### [Your task]
Return the whole listing, line for line, without the pictures in it.

### [Dataset extract]
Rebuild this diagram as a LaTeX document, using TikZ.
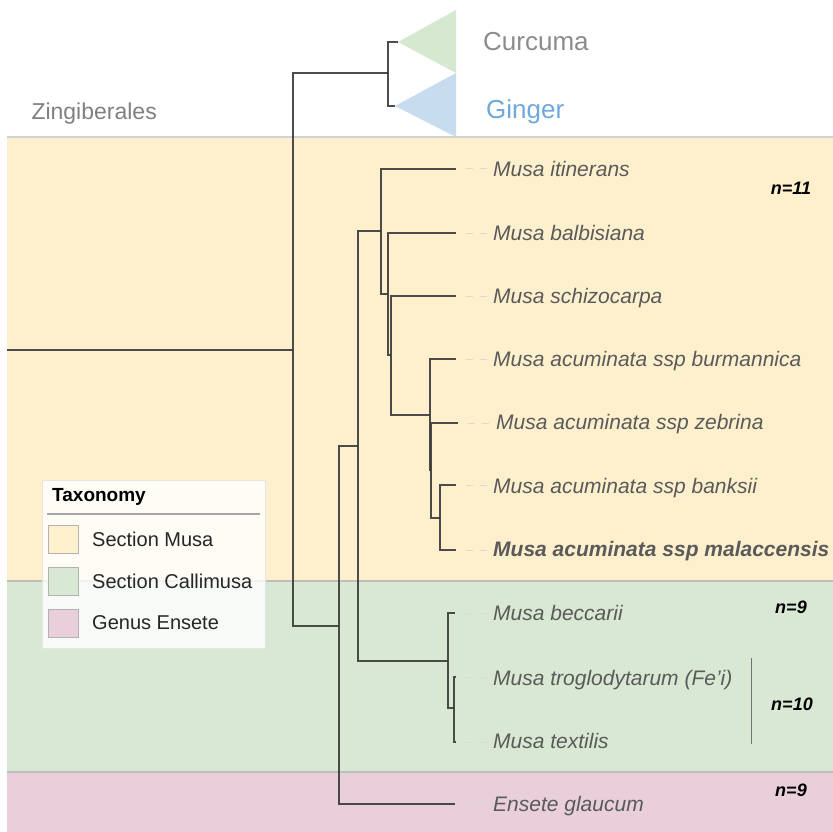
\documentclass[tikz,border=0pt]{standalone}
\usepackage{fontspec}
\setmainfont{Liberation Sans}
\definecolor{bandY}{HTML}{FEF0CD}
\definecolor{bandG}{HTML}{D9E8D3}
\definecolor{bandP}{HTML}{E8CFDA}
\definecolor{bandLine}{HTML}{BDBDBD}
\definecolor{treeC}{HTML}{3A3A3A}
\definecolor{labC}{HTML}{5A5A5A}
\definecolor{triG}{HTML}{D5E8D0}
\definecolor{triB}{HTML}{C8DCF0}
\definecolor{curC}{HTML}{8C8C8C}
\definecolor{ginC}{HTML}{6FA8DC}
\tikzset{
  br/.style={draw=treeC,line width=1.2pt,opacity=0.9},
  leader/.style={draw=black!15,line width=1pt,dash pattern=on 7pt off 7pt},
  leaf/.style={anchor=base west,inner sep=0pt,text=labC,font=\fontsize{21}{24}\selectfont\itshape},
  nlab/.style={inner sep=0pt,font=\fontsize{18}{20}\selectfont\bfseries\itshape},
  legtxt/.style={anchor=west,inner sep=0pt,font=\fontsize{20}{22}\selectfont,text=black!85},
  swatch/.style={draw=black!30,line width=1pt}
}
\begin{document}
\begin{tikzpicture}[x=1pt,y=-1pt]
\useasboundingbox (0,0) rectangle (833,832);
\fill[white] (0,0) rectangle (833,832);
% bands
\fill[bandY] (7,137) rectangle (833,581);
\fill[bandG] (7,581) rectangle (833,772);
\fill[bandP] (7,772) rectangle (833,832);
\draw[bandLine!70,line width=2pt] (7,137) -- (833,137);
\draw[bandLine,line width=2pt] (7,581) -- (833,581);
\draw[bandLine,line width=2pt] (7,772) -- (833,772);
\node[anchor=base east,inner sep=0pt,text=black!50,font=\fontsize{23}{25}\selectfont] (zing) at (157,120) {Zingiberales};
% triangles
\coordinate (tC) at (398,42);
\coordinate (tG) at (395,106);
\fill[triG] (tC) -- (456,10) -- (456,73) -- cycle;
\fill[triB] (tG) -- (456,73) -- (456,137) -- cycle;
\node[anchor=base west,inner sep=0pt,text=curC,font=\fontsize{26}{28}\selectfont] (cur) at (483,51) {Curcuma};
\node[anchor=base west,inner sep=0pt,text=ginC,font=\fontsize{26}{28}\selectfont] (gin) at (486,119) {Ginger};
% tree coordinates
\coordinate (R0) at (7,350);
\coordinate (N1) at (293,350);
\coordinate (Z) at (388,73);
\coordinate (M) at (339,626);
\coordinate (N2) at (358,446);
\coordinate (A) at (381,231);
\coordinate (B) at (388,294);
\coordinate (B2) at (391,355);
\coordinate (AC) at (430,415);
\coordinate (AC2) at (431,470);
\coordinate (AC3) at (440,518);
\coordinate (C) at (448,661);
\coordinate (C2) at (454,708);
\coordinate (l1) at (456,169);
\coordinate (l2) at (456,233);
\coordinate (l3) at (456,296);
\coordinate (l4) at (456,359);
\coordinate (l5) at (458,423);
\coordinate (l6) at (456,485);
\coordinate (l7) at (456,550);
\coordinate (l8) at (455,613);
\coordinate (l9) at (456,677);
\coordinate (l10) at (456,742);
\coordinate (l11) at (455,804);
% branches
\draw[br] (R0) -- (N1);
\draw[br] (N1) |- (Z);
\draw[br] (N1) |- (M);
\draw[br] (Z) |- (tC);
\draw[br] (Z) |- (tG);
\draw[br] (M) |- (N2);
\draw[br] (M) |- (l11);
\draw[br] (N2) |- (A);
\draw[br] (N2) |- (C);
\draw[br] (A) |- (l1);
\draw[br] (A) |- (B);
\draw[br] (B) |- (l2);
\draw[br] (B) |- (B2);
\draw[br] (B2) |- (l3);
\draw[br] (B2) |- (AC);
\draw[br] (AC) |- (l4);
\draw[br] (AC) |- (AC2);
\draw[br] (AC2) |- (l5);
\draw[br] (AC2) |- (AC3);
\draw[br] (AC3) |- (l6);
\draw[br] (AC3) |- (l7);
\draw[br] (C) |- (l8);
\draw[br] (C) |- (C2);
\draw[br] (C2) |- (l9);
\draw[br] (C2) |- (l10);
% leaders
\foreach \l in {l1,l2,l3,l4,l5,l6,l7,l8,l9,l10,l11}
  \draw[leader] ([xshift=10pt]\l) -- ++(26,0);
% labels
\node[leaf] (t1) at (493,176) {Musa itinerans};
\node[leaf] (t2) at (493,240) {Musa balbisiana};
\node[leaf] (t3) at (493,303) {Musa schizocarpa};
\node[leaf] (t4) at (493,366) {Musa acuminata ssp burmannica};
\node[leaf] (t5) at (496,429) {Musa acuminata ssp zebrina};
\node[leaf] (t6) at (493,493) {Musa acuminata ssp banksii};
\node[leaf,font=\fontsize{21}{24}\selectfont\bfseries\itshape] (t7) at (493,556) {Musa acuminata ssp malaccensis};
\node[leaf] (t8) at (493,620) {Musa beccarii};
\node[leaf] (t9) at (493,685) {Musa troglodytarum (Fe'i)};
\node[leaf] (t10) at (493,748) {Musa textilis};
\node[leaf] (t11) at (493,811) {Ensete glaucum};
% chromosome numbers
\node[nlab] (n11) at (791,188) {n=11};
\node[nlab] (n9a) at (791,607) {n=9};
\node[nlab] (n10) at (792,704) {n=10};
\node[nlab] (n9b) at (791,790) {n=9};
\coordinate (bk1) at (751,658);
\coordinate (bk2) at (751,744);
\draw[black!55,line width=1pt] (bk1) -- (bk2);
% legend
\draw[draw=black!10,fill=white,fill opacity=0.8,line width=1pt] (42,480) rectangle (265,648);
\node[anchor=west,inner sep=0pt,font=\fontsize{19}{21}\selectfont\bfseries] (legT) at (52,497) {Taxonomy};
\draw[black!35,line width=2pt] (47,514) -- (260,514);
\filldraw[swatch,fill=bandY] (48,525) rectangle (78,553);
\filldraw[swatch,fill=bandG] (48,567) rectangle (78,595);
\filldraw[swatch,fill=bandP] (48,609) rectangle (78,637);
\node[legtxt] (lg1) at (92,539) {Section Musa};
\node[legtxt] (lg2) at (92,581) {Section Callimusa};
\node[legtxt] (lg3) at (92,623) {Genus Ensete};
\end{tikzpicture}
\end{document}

### [Answer to this exercise]
Rebuild this diagram as a LaTeX document, using TikZ.
\documentclass[tikz,border=0pt]{standalone}
\usepackage{fontspec}
\setmainfont{Liberation Sans}
\definecolor{bandY}{HTML}{FEF0CD}
\definecolor{bandG}{HTML}{D9E8D3}
\definecolor{bandP}{HTML}{E8CFDA}
\definecolor{bandLine}{HTML}{BDBDBD}
\definecolor{treeC}{HTML}{3A3A3A}
\definecolor{labC}{HTML}{5A5A5A}
\definecolor{triG}{HTML}{D5E8D0}
\definecolor{triB}{HTML}{C8DCF0}
\definecolor{curC}{HTML}{8C8C8C}
\definecolor{ginC}{HTML}{6FA8DC}
\tikzset{
  br/.style={draw=treeC,line width=1.2pt,opacity=0.9},
  leader/.style={draw=black!15,line width=1pt,dash pattern=on 7pt off 7pt},
  leaf/.style={anchor=base west,inner sep=0pt,text=labC,font=\fontsize{21}{24}\selectfont\itshape},
  nlab/.style={inner sep=0pt,font=\fontsize{18}{20}\selectfont\bfseries\itshape},
  legtxt/.style={anchor=west,inner sep=0pt,font=\fontsize{20}{22}\selectfont,text=black!85},
  swatch/.style={draw=black!30,line width=1pt}
}
\begin{document}
\begin{tikzpicture}[x=1pt,y=-1pt]
\useasboundingbox (0,0) rectangle (833,832);
\fill[white] (0,0) rectangle (833,832);
% bands
\fill[bandY] (7,137) rectangle (833,581);
\fill[bandG] (7,581) rectangle (833,772);
\fill[bandP] (7,772) rectangle (833,832);
\draw[bandLine!70,line width=2pt] (7,137) -- (833,137);
\draw[bandLine,line width=2pt] (7,581) -- (833,581);
\draw[bandLine,line width=2pt] (7,772) -- (833,772);
\node[anchor=base east,inner sep=0pt,text=black!50,font=\fontsize{23}{25}\selectfont] (zing) at (157,120) {Zingiberales};
% triangles
\coordinate (tC) at (398,42);
\coordinate (tG) at (395,106);
\fill[triG] (tC) -- (456,10) -- (456,73) -- cycle;
\fill[triB] (tG) -- (456,73) -- (456,137) -- cycle;
\node[anchor=base west,inner sep=0pt,text=curC,font=\fontsize{26}{28}\selectfont] (cur) at (483,51) {Curcuma};
\node[anchor=base west,inner sep=0pt,text=ginC,font=\fontsize{26}{28}\selectfont] (gin) at (486,119) {Ginger};
% tree coordinates
\coordinate (R0) at (7,350);
\coordinate (N1) at (293,350);
\coordinate (Z) at (388,73);
\coordinate (M) at (339,626);
\coordinate (N2) at (358,446);
\coordinate (A) at (381,231);
\coordinate (B) at (388,294);
\coordinate (B2) at (391,355);
\coordinate (AC) at (430,415);
\coordinate (AC2) at (431,470);
\coordinate (AC3) at (440,518);
\coordinate (C) at (448,661);
\coordinate (C2) at (454,708);
\coordinate (l1) at (456,169);
\coordinate (l2) at (456,233);
\coordinate (l3) at (456,296);
\coordinate (l4) at (456,359);
\coordinate (l5) at (458,423);
\coordinate (l6) at (456,485);
\coordinate (l7) at (456,550);
\coordinate (l8) at (455,613);
\coordinate (l9) at (456,677);
\coordinate (l10) at (456,742);
\coordinate (l11) at (455,804);
% branches
\draw[br] (R0) -- (N1);
\draw[br] (N1) |- (Z);
\draw[br] (N1) |- (M);
\draw[br] (Z) |- (tC);
\draw[br] (Z) |- (tG);
\draw[br] (M) |- (N2);
\draw[br] (M) |- (l11);
\draw[br] (N2) |- (A);
\draw[br] (N2) |- (C);
\draw[br] (A) |- (l1);
\draw[br] (A) |- (B);
\draw[br] (B) |- (l2);
\draw[br] (B) |- (B2);
\draw[br] (B2) |- (l3);
\draw[br] (B2) |- (AC);
\draw[br] (AC) |- (l4);
\draw[br] (AC) |- (AC2);
\draw[br] (AC2) |- (l5);
\draw[br] (AC2) |- (AC3);
\draw[br] (AC3) |- (l6);
\draw[br] (AC3) |- (l7);
\draw[br] (C) |- (l8);
\draw[br] (C) |- (C2);
\draw[br] (C2) |- (l9);
\draw[br] (C2) |- (l10);
% leaders
\foreach \l in {l1,l2,l3,l4,l5,l6,l7,l8,l9,l10,l11}
  \draw[leader] ([xshift=10pt]\l) -- ++(26,0);
% labels
\node[leaf] (t1) at (493,176) {Musa itinerans};
\node[leaf] (t2) at (493,240) {Musa balbisiana};
\node[leaf] (t3) at (493,303) {Musa schizocarpa};
\node[leaf] (t4) at (493,366) {Musa acuminata ssp burmannica};
\node[leaf] (t5) at (496,429) {Musa acuminata ssp zebrina};
\node[leaf] (t6) at (493,493) {Musa acuminata ssp banksii};
\node[leaf,font=\fontsize{21}{24}\selectfont\bfseries\itshape] (t7) at (493,556) {Musa acuminata ssp malaccensis};
\node[leaf] (t8) at (493,620) {Musa beccarii};
\node[leaf] (t9) at (493,685) {Musa troglodytarum (Fe'i)};
\node[leaf] (t10) at (493,748) {Musa textilis};
\node[leaf] (t11) at (493,811) {Ensete glaucum};
% chromosome numbers
\node[nlab] (n11) at (791,188) {n=11};
\node[nlab] (n9a) at (791,607) {n=9};
\node[nlab] (n10) at (792,704) {n=10};
\node[nlab] (n9b) at (791,790) {n=9};
\coordinate (bk1) at (751,658);
\coordinate (bk2) at (751,744);
\draw[black!55,line width=1pt] (bk1) -- (bk2);
% legend
\draw[draw=black!10,fill=white,fill opacity=0.8,line width=1pt] (42,480) rectangle (265,648);
\node[anchor=west,inner sep=0pt,font=\fontsize{19}{21}\selectfont\bfseries] (legT) at (52,497) {Taxonomy};
\draw[black!35,line width=2pt] (47,514) -- (260,514);
\filldraw[swatch,fill=bandY] (48,525) rectangle (78,553);
\filldraw[swatch,fill=bandG] (48,567) rectangle (78,595);
\filldraw[swatch,fill=bandP] (48,609) rectangle (78,637);
\node[legtxt] (lg1) at (92,539) {Section Musa};
\node[legtxt] (lg2) at (92,581) {Section Callimusa};
\node[legtxt] (lg3) at (92,623) {Genus Ensete};
\end{tikzpicture}
\end{document}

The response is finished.